The story (is it a story? I think it's a story) then has a kind of back and to between thoughts own Antrobus's mother and his grandmother, his mother's comments on her scrapbook giving scenes form what sounds like a very full life, the thoughts on his grandmother taking a darker turn as it seems she and his father didn't get on: Tabitha's horrified reaction while 'sitting by the Mississippi', Antrobus's wondering where the story really starts - with which of the ancestors or trains of circumstance leading to now?

I am, I think, in danger of giving a running commentary on All the Names Given, or displaying a collection of bits and pieces, either of which would do a read disservice to this remarkable book and the lucid, taut language in which Antrobus expresses himself. Partly that's because having read, and re-read it, and reading it again as I write this review, I keep discovering marvellous new things and wanting to say "look!" 

Tabitha, art conservator, viewing with Antrobus an 1860 painting (by another Antrobus) 'Plantation Burial' and explaining the 'several kinds of black' used in it. His father's 'heartless sense of humour' which he believes he has inherited. Very personal episodes, when Antrobus comments on the risky and marginal lives of other Black and Deaf people, and a close escape with the police (he couldn't hear what they wanted).

The book is full of gems, moments of realisation, moments when Antrobus so skilfully makes us see (hear) - those captions used so subtly to set the mood or, in a couple of places, defiantly seize the page like protesters storming a stage ('The Royal Opera House (with Stage Captions)' is a wonderful poem whether as a standalone or as part of the wider story, as is the poem that follows it 'Horror Scenes as Black English Royal (Captioned)')

More, behind this, there is so much life here.
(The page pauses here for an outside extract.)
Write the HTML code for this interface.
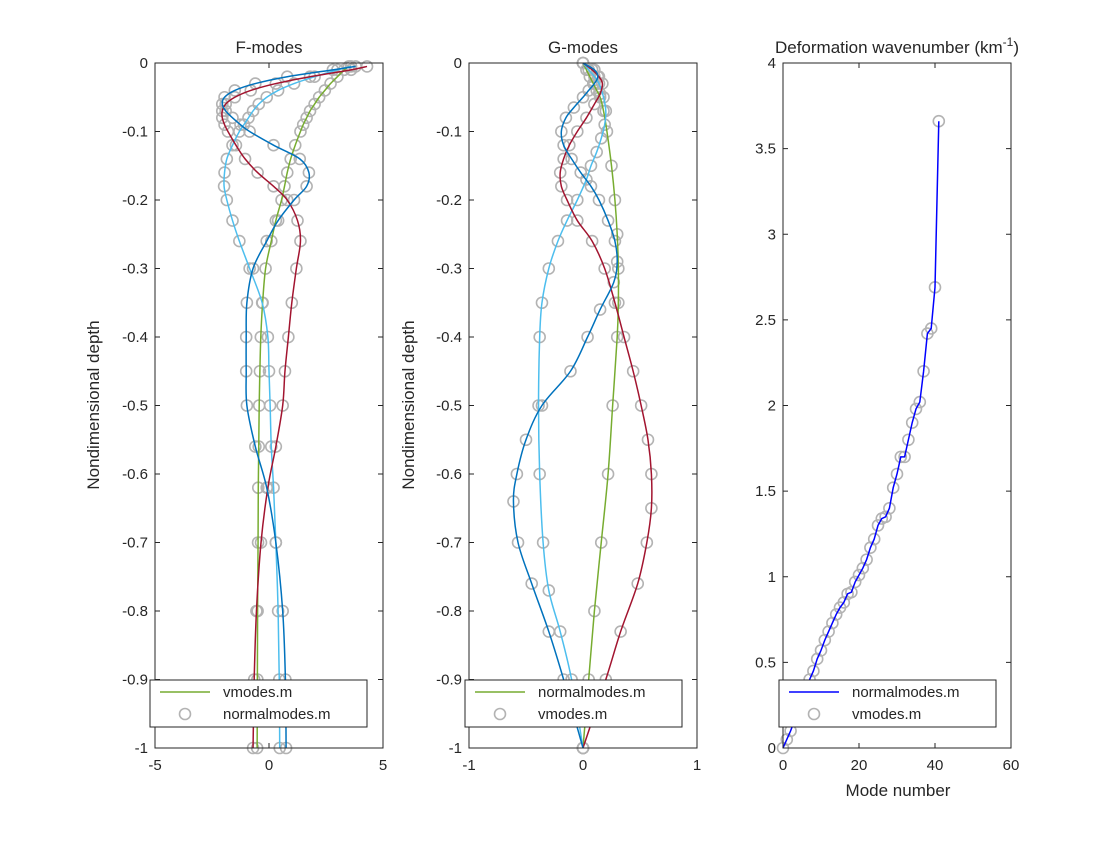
<!DOCTYPE html>
<html><head><meta charset="utf-8"><style>
body{margin:0;background:#fff}
svg text{font-family:"Liberation Sans",Helvetica,sans-serif;fill:#262626}
</style></head><body>
<svg id="chart" width="1120" height="840" xmlns="http://www.w3.org/2000/svg"></svg>
<script>
// ---- F-modes data (depth positive-down, value) ----
const fDepth = [0.005,0.01,0.02,0.03,0.04,0.05,0.06,0.07,0.08,0.09,0.1,0.12,0.14,0.16,0.18,0.2,0.23,0.26,0.3,0.35,0.4,0.45,0.5,0.56,0.62,0.7,0.8,0.9,1.0];
const fMode1 = [3.5,3.3,3.0,2.7,2.45,2.2,2.0,1.8,1.65,1.5,1.38,1.15,0.95,0.8,0.68,0.55,0.3,0.1,-0.15,-0.28,-0.36,-0.4,-0.43,-0.45,-0.47,-0.48,-0.5,-0.51,-0.52];
const fMode2 = [3.6,3.0,2.0,1.1,0.4,-0.1,-0.45,-0.7,-0.9,-1.1,-1.3,-1.6,-1.85,-1.95,-1.97,-1.85,-1.6,-1.3,-0.85,-0.3,-0.05,0.0,0.05,0.1,0.2,0.3,0.4,0.45,0.47];
const fMode3 = [4.3,3.6,1.8,0.3,-0.8,-1.5,-1.9,-2.05,-2.05,-1.95,-1.8,-1.45,-1.05,-0.5,0.2,0.8,1.25,1.38,1.2,1.0,0.85,0.7,0.6,0.3,-0.05,-0.35,-0.55,-0.65,-0.7];
const fMode4 = [3.8,2.8,0.8,-0.6,-1.5,-1.95,-2.05,-1.9,-1.6,-1.25,-0.85,0.2,1.35,1.75,1.65,1.1,0.4,-0.1,-0.7,-0.97,-1.0,-1.0,-0.97,-0.6,-0.1,0.3,0.6,0.72,0.75];
// ---- G-modes data ----
const gDepth1 = [0,0.01,0.02,0.03,0.04,0.05,0.07,0.1,0.15,0.2,0.25,0.3,0.35,0.4,0.5,0.6,0.7,0.8,0.9,1.0];
const gMode1 = [0,0.03,0.06,0.09,0.12,0.15,0.18,0.21,0.25,0.28,0.3,0.31,0.31,0.3,0.26,0.22,0.16,0.1,0.05,0];
const gDepth2 = [0,0.01,0.02,0.03,0.05,0.07,0.09,0.11,0.13,0.15,0.17,0.2,0.23,0.26,0.3,0.35,0.4,0.5,0.6,0.7,0.77,0.83,0.9,1.0];
const gMode2 = [0,0.05,0.1,0.14,0.18,0.2,0.19,0.16,0.12,0.07,0.03,-0.05,-0.14,-0.22,-0.3,-0.36,-0.38,-0.39,-0.38,-0.35,-0.3,-0.2,-0.1,0];
const gDepth3 = [0,0.01,0.02,0.03,0.045,0.06,0.08,0.1,0.12,0.14,0.16,0.18,0.2,0.23,0.26,0.3,0.35,0.4,0.45,0.5,0.55,0.6,0.65,0.7,0.76,0.83,0.9,1.0];
const gMode3 = [0,0.08,0.14,0.17,0.15,0.1,0.03,-0.05,-0.12,-0.17,-0.2,-0.19,-0.14,-0.05,0.08,0.19,0.28,0.36,0.44,0.51,0.57,0.6,0.6,0.56,0.48,0.33,0.2,0];
const gDepth4 = [0,0.01,0.02,0.03,0.04,0.05,0.065,0.08,0.1,0.12,0.14,0.16,0.18,0.2,0.23,0.26,0.29,0.32,0.36,0.4,0.45,0.5,0.55,0.6,0.64,0.7,0.76,0.83,0.9,1.0];
const gMode4 = [0,0.1,0.13,0.1,0.05,0,-0.08,-0.15,-0.19,-0.17,-0.1,-0.02,0.07,0.14,0.22,0.28,0.3,0.27,0.15,0.04,-0.11,-0.36,-0.5,-0.58,-0.61,-0.57,-0.45,-0.3,-0.17,0];
// ---- Deformation wavenumber ----
const modeNumbers = [0,1,2,3,4,5,6,7,8,9,10,11,12,13,14,15,16,17,18,19,20,21,22,23,24,25,26,27,28,29,30,31,32,33,34,35,36,37,38,39,40,41];
const wavenumbers = [0,0.05,0.1,0.16,0.22,0.28,0.35,0.4,0.45,0.52,0.57,0.63,0.68,0.73,0.78,0.82,0.85,0.9,0.91,0.97,1.01,1.05,1.1,1.17,1.22,1.3,1.34,1.35,1.4,1.52,1.6,1.7,1.7,1.8,1.9,1.98,2.02,2.2,2.42,2.45,2.69,3.66];
const fTicksX = [-5,0,5];
const gTicksX = [-1,0,1];
const kTicksX = [0,20,40,60];
const depthTicks = [0,-0.1,-0.2,-0.3,-0.4,-0.5,-0.6,-0.7,-0.8,-0.9,-1];
const kTicksY = [0,0.5,1,1.5,2,2.5,3,3.5,4];

const NS="http://www.w3.org/2000/svg";
const svg=document.getElementById('chart');
function mk(tag,attrs,parent){const e=document.createElementNS(NS,tag);for(const k in attrs)e.setAttribute(k,attrs[k]);(parent||svg).appendChild(e);return e;}
const TOP=63,BOT=748;
const GREEN='#77AC30',LBLUE='#4DBEEE',RED='#A2142F',BLUE='#0072BD',MK='#b3b3b3';

function smoothPath(pts){
  let d='M'+pts[0][0]+','+pts[0][1];
  for(let i=0;i<pts.length-1;i++){
    const p0=pts[Math.max(i-1,0)],p1=pts[i],p2=pts[i+1],p3=pts[Math.min(i+2,pts.length-1)];
    const c1x=p1[0]+(p2[0]-p0[0])/6,c1y=p1[1]+(p2[1]-p0[1])/6;
    const c2x=p2[0]-(p3[0]-p1[0])/6,c2y=p2[1]-(p3[1]-p1[1])/6;
    d+=` C${c1x},${c1y} ${c2x},${c2y} ${p2[0]},${p2[1]}`;
  }
  return d;
}

function axesFrame(name,x0,x1,xmin,xmax,xt,ymin,ymax,yt,ylabelFmt){
  const g=mk('g',{});
  
  
  const sx=v=>x0+(v-xmin)/(xmax-xmin)*(x1-x0);
  const sy=v=>BOT-(v-ymin)/(ymax-ymin)*(BOT-TOP);
  mk('rect',{x:x0,y:TOP,width:x1-x0,height:BOT-TOP,fill:'#fff',stroke:'none'},g);
  xt.forEach(t=>{
    const x=sx(t);
    mk('line',{x1:x,y1:BOT,x2:x,y2:BOT-5,stroke:'#262626','stroke-width':1},g);
    mk('line',{x1:x,y1:TOP,x2:x,y2:TOP+5,stroke:'#262626','stroke-width':1},g);
    const tx=mk('text',{x:x,y:BOT+22,'text-anchor':'middle','font-size':15},g);tx.textContent=t;
    
  });
  yt.forEach(t=>{
    const y=sy(t);
    mk('line',{x1:x0,y1:y,x2:x0+5,y2:y,stroke:'#262626','stroke-width':1},g);
    mk('line',{x1:x1,y1:y,x2:x1-5,y2:y,stroke:'#262626','stroke-width':1},g);
    const tx=mk('text',{x:x0-7,y:y+5,'text-anchor':'end','font-size':15},g);tx.textContent=ylabelFmt(t);
    
  });
  return {g,sx,sy,x0,x1};
}
function frameBorder(ax){mk('rect',{x:ax.x0,y:TOP,width:ax.x1-ax.x0,height:BOT-TOP,fill:'none',stroke:'#262626','stroke-width':1},ax.g);}
function markers(ax,xs,ys,name){
  for(let i=0;i<xs.length;i++){
    const c=mk('circle',{cx:ax.sx(xs[i]),cy:ax.sy(ys[i]),r:5.5,fill:'none',stroke:MK,'stroke-width':1.6},ax.g);
    
    
  }
}
function curve(ax,xs,ys,color,name,smooth){
  const pts=xs.map((v,i)=>[ax.sx(v),ax.sy(ys[i])]);
  const d=smooth?smoothPath(pts):'M'+pts.map(p=>p.join(',')).join(' L');
  const p=mk('path',{d:d,fill:'none',stroke:color,'stroke-width':1.5},ax.g);
  
  
}
function legend(x,lineLabel,circLabel,lineColor,name){
  const g=mk('g',{});
  
  
  mk('rect',{x:x,y:680,width:217,height:47,fill:'#fff',stroke:'#262626','stroke-width':1},g);
  mk('line',{x1:x+10,y1:692,x2:x+60,y2:692,stroke:lineColor,'stroke-width':1.5},g);
  mk('circle',{cx:x+35,cy:714,r:5.5,fill:'none',stroke:MK,'stroke-width':1.6},g);
  const t1=mk('text',{x:x+73,y:697,'font-size':15},g);t1.textContent=lineLabel;
  const t2=mk('text',{x:x+73,y:719,'font-size':15},g);t2.textContent=circLabel;
}
const depthFmt=t=>t===0?'0':(t===-1?'-1':t.toFixed(1));
const neg=a=>a.map(v=>-v);

// Panel 1
const a1=axesFrame('f-modes-axes',155,383,-5,5,fTicksX,-1,0,depthTicks,depthFmt);
const fModes=[fMode1,fMode2,fMode3,fMode4],fCols=[GREEN,LBLUE,RED,BLUE];
fModes.forEach((m,i)=>markers(a1,m,neg(fDepth),'f-mode'+(i+1)+'-marker'));
fModes.forEach((m,i)=>curve(a1,m,neg(fDepth),fCols[i],'f-mode'+(i+1)+'-line',true));
frameBorder(a1);
// Panel 2
const a2=axesFrame('g-modes-axes',469,697,-1,1,gTicksX,-1,0,depthTicks,depthFmt);
const gModes=[[gMode1,gDepth1],[gMode2,gDepth2],[gMode3,gDepth3],[gMode4,gDepth4]];
gModes.forEach((m,i)=>markers(a2,m[0],neg(m[1]),'g-mode'+(i+1)+'-marker'));
gModes.forEach((m,i)=>curve(a2,m[0],neg(m[1]),fCols[i],'g-mode'+(i+1)+'-line',true));
frameBorder(a2);
// Panel 3
const a3=axesFrame('wavenumber-axes',783,1011,0,60,kTicksX,0,4,kTicksY,t=>String(t));
markers(a3,modeNumbers,wavenumbers,'vmodes-marker');
curve(a3,modeNumbers,wavenumbers,'#0000ff','normalmodes-line',false);
frameBorder(a3);

legend(150,'vmodes.m','normalmodes.m',GREEN,'f-modes-legend');
legend(465,'normalmodes.m','vmodes.m',GREEN,'g-modes-legend');
legend(779,'normalmodes.m','vmodes.m','#0000ff','wavenumber-legend');

function txt(x,y,s,attrs,name){const t=mk('text',Object.assign({x:x,y:y,'font-size':17,'text-anchor':'middle'},attrs||{}));t.textContent=s;return t;}
txt(269,53,'F-modes',{},'f-modes-title');
txt(583,53,'G-modes',{},'g-modes-title');
const t3=txt(897,53,'Deformation wavenumber (km',{},'wavenumber-title');
const sup=mk('tspan',{dy:-7,'font-size':12},t3);sup.textContent='-1';
const cl=mk('tspan',{dy:7},t3);cl.textContent=')';
txt(99,405,'Nondimensional depth',{transform:'rotate(-90 99 405)'},'f-y-axis-title');
txt(414,405,'Nondimensional depth',{transform:'rotate(-90 414 405)'},'g-y-axis-title');
txt(898,796,'Mode number',{},'x-axis-title');
</script>
</body></html>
Mothers, fathers, wives, husbands, explorations of what it is to be a son, courtship, a wedding, all seen with clarity, the book's captioning and story-ness allowing the same things to be on view from many different directions, complementing the complicated, contested and wonderfully human identities being examined and experienced. 

I think All the Names Given is even better than The Perseverance (which is itself very, very good) and I'd strongly recommend it.

For more information about All the Names Given, see the publisher's website here.

About Raymond Antrobus

Raymond Antrobus was born in London, Hackney to an English mother and Jamaican father, he is the author of To Sweeten Bitter and The Perseverance. In 2019 he became the first ever poet to be awarded the Rathbone Folio Prize for best work of literature in any genre.

He is the recipient of fellowships from Cave Canem, The Complete Works 3 and Jerwood
Compton. He is also one of the world's first recipients of an MA in Spoken Word education from Goldsmiths University. 

Other accolades include the Ted Hughes award, PBS Winter Choice, A Sunday Times Young Writer of the year award, The Guardian Poetry Book Of The Year 2018, as well as a shortlist for the Griffin Prize and Forward Prize. In 2018 he was awarded The Geoffrey Dearmer Prize (Judged by Ocean Vuong) for his poem 'Sound Machine'. Also in 2019, his poem ‘Jamaican British’ was added to the GCSE syllabus.